* **TASK**
Copy out every line in the entries below that includes "this".

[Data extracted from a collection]
--- Start ---

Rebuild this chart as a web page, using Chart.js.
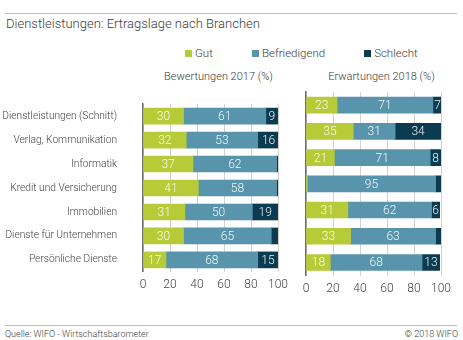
<!DOCTYPE html>
<html>
<head>
<meta charset="utf-8">
<script src="https://cdn.jsdelivr.net/npm/chart.js@4.4.1/dist/chart.umd.min.js"></script>
<style>
  body { margin: 0; background: #fff; }
  #box { position: relative; width: 463px; height: 340px; font-family: Roboto, 'Open Sans', sans-serif; font-weight: 300; color: #3c3c3c; }
  .rule { position: absolute; left: 5px; width: 452px; height: 1px; background: #bdbdbd; }
  .txt { position: absolute; white-space: nowrap; }
  #legend { position: absolute; left: 185px; top: 46px; display: flex; font-size: 11.5px; }
  #legend span.item { display: flex; align-items: center; margin-right: 39px; }
  #legend i { display: inline-block; width: 7px; height: 7px; margin-right: 3px; }
  canvas { position: absolute; }
</style>
</head>
<body>
<div id="box">
  <div class="rule" style="top:13px"></div>
  <div class="txt" style="left:6px; top:16px; font-size:13px;">Dienstleistungen: Ertragslage nach Branchen</div>
  <div id="legend"></div>
  <div class="txt" style="left:146px; width:145px; top:70px; font-size:11px; text-align:center;">Bewertungen 2017 (%)</div>
  <div class="txt" style="left:309px; width:145px; top:70px; font-size:11px; text-align:center;">Erwartungen 2018 (%)</div>
  <canvas id="links" width="290" height="216" style="left:0; top:80px; width:290px; height:216px;"></canvas>
  <canvas id="rechts" width="173" height="216" style="left:290px; top:80px; width:173px; height:216px;"></canvas>
  <div class="rule" style="top:325px"></div>
  <div class="txt" style="left:5px; top:329px; font-size:9px;">Quelle: WIFO - Wirtschaftsbarometer</div>
  <div class="txt" style="right:5px; top:329px; font-size:9px;">© 2018 WIFO</div>
</div>
<script>
// Ertragslage nach Branchen, Anteile in %
var branchen = ['Dienstleistungen (Schnitt)', 'Verlag, Kommunikation', 'Informatik', 'Kredit und Versicherung', 'Immobilien', 'Dienste für Unternehmen', 'Persönliche Dienste'];
var kategorien = ['Gut', 'Befriedigend', 'Schlecht'];
var farben = ['#b7ca38', '#5895ad', '#0b3b50'];

var gut2017 = [30, 32, 37, 41, 31, 30, 17];
var befriedigend2017 = [61, 53, 62, 58, 50, 65, 68];
var schlecht2017 = [9, 16, 1, 1, 19, 5, 15];

var gut2018 = [23, 35, 21, 1, 31, 33, 18];
var befriedigend2018 = [71, 31, 71, 95, 62, 63, 68];
var schlecht2018 = [7, 34, 8, 4, 6, 4, 13];

var achse = [0, 20, 40, 60, 80, 100];

// legende oben (gilt für beide diagramme)
var legend = document.getElementById('legend');
for (var k = 0; k < kategorien.length; k++) {
    var item = document.createElement('span');
    item.className = 'item';
    item.innerHTML = '<i style="background:' + farben[k] + '"></i>' + kategorien[k];
    legend.appendChild(item);
}

// zahlen in die balken schreiben (kleine segmente ohne zahl)
var werteImBalken = {
    id: 'werteImBalken',
    afterDatasetsDraw: function (chart) {
        var ctx = chart.ctx;
        ctx.save();
        ctx.font = '300 12px Roboto';
        ctx.fillStyle = 'rgba(255,255,255,0.92)';
        ctx.textAlign = 'center';
        ctx.textBaseline = 'middle';
        chart.data.datasets.forEach(function (ds, i) {
            chart.getDatasetMeta(i).data.forEach(function (bar, j) {
                var v = ds.data[j];
                if (v < 6) return;
                var p = bar.getCenterPoint();
                ctx.fillText(v, p.x, p.y + 1);
            });
        });
        ctx.restore();
    }
};

function datensaetze(gut, befr, schlecht) {
    return [gut, befr, schlecht].map(function (werte, k) {
        return {
            label: kategorien[k],
            data: werte,
            backgroundColor: farben[k],
            borderWidth: 0,
            barThickness: 16
        };
    });
}

function optionen(mitLabels, padding) {
    return {
        indexAxis: 'y',
        responsive: false,
        animation: false,
        layout: { padding: padding },
        plugins: { legend: { display: false }, tooltip: { enabled: false } },
        scales: {
            x: {
                stacked: true,
                min: 0,
                max: 100,
                afterBuildTicks: function (scale) {
                    scale.ticks = achse.map(function (v) { return { value: v }; });
                },
                // abstand zur beschriftung über unsichtbare tick-striche
                grid: { color: '#d2d2d2', drawTicks: true, tickLength: 6, tickColor: 'rgba(0,0,0,0)' },
                border: { display: false },
                ticks: { padding: 0, color: '#444', font: { family: 'Roboto', size: 12, weight: '300' } }
            },
            y: {
                stacked: true,
                grid: { display: false },
                border: { display: true, color: '#6f6f6f', width: 1.5 },
                afterFit: function (scale) { scale.width = mitLabels ? 143 : 0; },
                ticks: {
                    display: mitLabels,
                    padding: 18,
                    color: '#444',
                    font: { family: 'Roboto', size: 10.2, weight: '300' }
                }
            }
        }
    };
}

new Chart(document.getElementById('links').getContext('2d'), {
    type: 'bar',
    data: { labels: branchen, datasets: datensaetze(gut2017, befriedigend2017, schlecht2017) },
    options: optionen(true, { top: 12, right: 12, left: 0, bottom: 0 }),
    plugins: [werteImBalken]
});

new Chart(document.getElementById('rechts').getContext('2d'), {
    type: 'bar',
    data: { labels: branchen, datasets: datensaetze(gut2018, befriedigend2018, schlecht2018) },
    options: optionen(false, { top: 12, right: 22, left: 16, bottom: 0 }),
    plugins: [werteImBalken]
});
</script>
</body>
</html>
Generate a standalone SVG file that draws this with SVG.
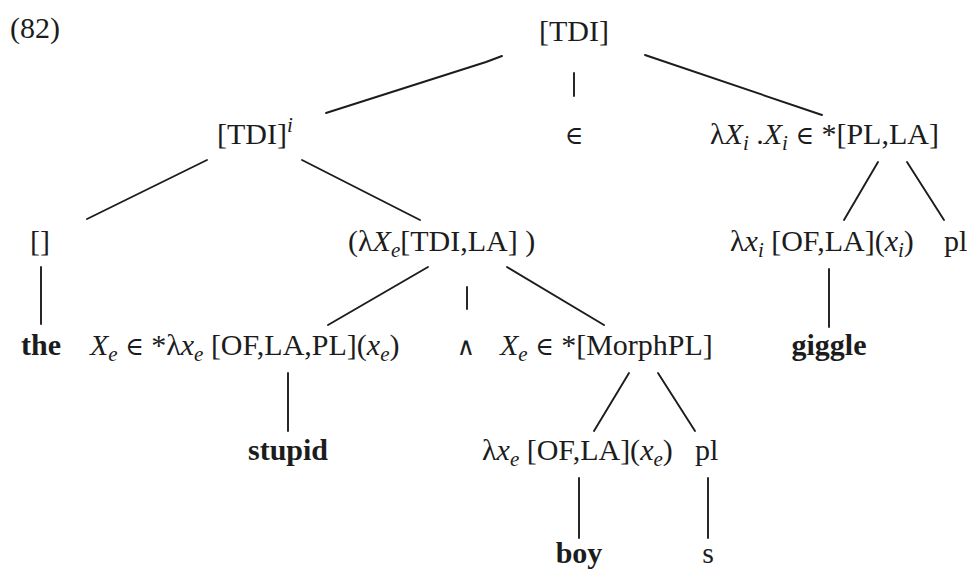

--- End ---

* **SOLUTION**
Rebuild this chart as a web page, using Chart.js.
Generate a standalone SVG file that draws this with SVG.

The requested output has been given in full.